Here are the definitions you need:
Reflexive - A relation R on a set A is called reflexive if we have xRx for all x in A. That is, every element in A maps to (is related to) itself
Symmetric - A relation R on a set A is called symmetric if whenever xRy, then yRx for all x,y in A. That is, xRy => yRx. Note => means "implies" which is a logical operator.
Transitive - A relation R on a set A is called transitive if whenever xRy and yRz, then xRz for all x,y,z in A. That is, (xRy ^ yRz) => xRz. Note ^ here represents the logic symbol "and."
Equivalence Relation - A relation R on a set A is called an Equivalence Relation if R is reflexive, symmetric and transitive.
other things to note: iff and <=> mean "if and only if"
Now to answer your question.
(a) xEy (if and only if) x – y is an even integer
We show that E here is an equivalence relation.
Note that we have x - y being even <=> x,y are of the same parity, that is, they are both even or both odd at the same time. Thus E is reflexive, since every even number and every odd number is related to itself, that is, we have xEx for all x in Z.
Moreover, we have E symmetric. Since if x - y is even, then y - x is even, that is xEy => yEx.
Finally, we show that E is transitive. If x - y is even, and y - z is even, then x, y and z are of the same parity, and so x - z is even. That is, xEy and yEz => xEz.
Since E is reflexive, symmetric and transitive, E is an equivalence relation.

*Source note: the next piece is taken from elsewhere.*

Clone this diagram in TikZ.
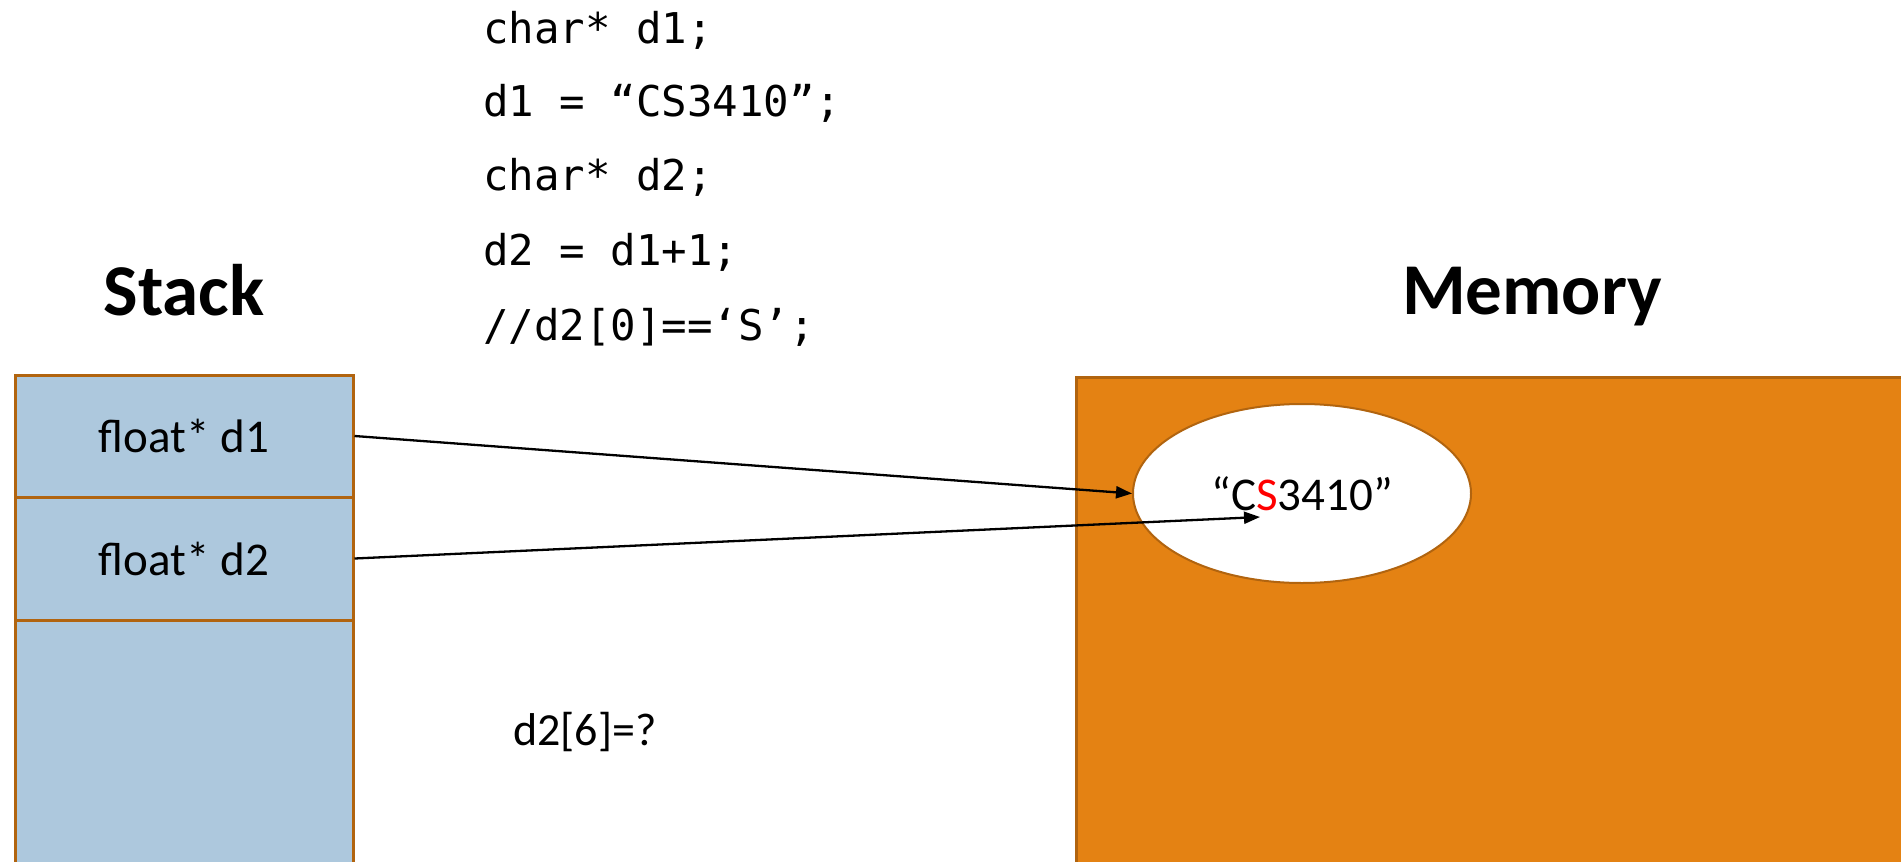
\documentclass[tikz,border=0pt]{standalone}
\usepackage{fontspec}
\setmainfont{Carlito}
\newfontfamily\codefont{DejaVu Sans Mono}
\usetikzlibrary{shapes.geometric,arrows.meta}
\definecolor{stackfill}{HTML}{ADC8DD}
\definecolor{brd}{HTML}{B1640F}
\definecolor{memfill}{HTML}{E48213}
\begin{document}
\begin{tikzpicture}[x=1pt,y=-1pt,
  cell/.style={draw=brd,line width=3pt,fill=stackfill,rectangle,inner sep=0pt,
    minimum width=338pt,font=\fontsize{47}{56}\selectfont},
  codeline/.style={anchor=base west,inner sep=0pt,font=\codefont\fontsize{42.4}{50}\selectfont},
  title/.style={anchor=base,inner sep=0pt,font=\bfseries\fontsize{73}{88}\selectfont},
  ptr/.style={line width=2.3pt,-{Triangle[length=16pt,width=12pt]}}]
\useasboundingbox (0,0) rectangle (1901,862);
\clip (0,0) rectangle (1901,862);
% code
\node[codeline] (c1) at (483,43) {char* d1;};
\node[codeline] (c2) at (483,116.5) {d1 = “CS3410”;};
\node[codeline] (c3) at (483,190) {char* d2;};
\node[codeline] (c4) at (483,265) {d2 = d1+1;};
\node[codeline] (c5) at (483,340) {//d2[0]==‘S’;};
% titles
\node[title] (stk) at (184,315) {Stack};
\node[title] (mem) at (1532,314) {Memory};
% stack
\node[cell,minimum height=122pt] (s1) at (184,436) {float* d1};
\node[cell,minimum height=123pt] (s2) at (184,558.5) {float* d2};
\node[cell,minimum height=270pt] (s3) at (184,755) {};
% memory
\node[draw=brd,line width=2.5pt,fill=memfill,rectangle,inner sep=0pt,
  minimum width=860pt,minimum height=520pt,anchor=north west] (memrect) at (1075,376) {};
\node[ellipse,draw=brd,line width=2pt,fill=white,inner sep=0pt,
  minimum width=338pt,minimum height=179pt,font=\fontsize{47}{56}\selectfont] (str) at (1302,493.5)
  {“C\textcolor{red}{S}3410”};
\coordinate (sref) at (1260,517);
% question
\node[anchor=base west,inner sep=0pt,font=\fontsize{46}{55}\selectfont] (q) at (513,745) {d2[6]=?};
% arrows
\draw[ptr] (s1.east) -- (str.west);
\draw[ptr] (s2.east) -- (sref);
\end{tikzpicture}
\end{document}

(b) xEy (if and only if) x – y is an odd integer
We show E is not an equivalence relation. Note that we have x - y odd <=> x and y are of opposite parities, that is, if x is even, y must be odd, and if x is odd, y must be even. Thus we do not have have any even number or any odd number related to itself, that is, we do not have xEx for any x in Z. This means E is not reflexive and hence cannot be an equivalence relation.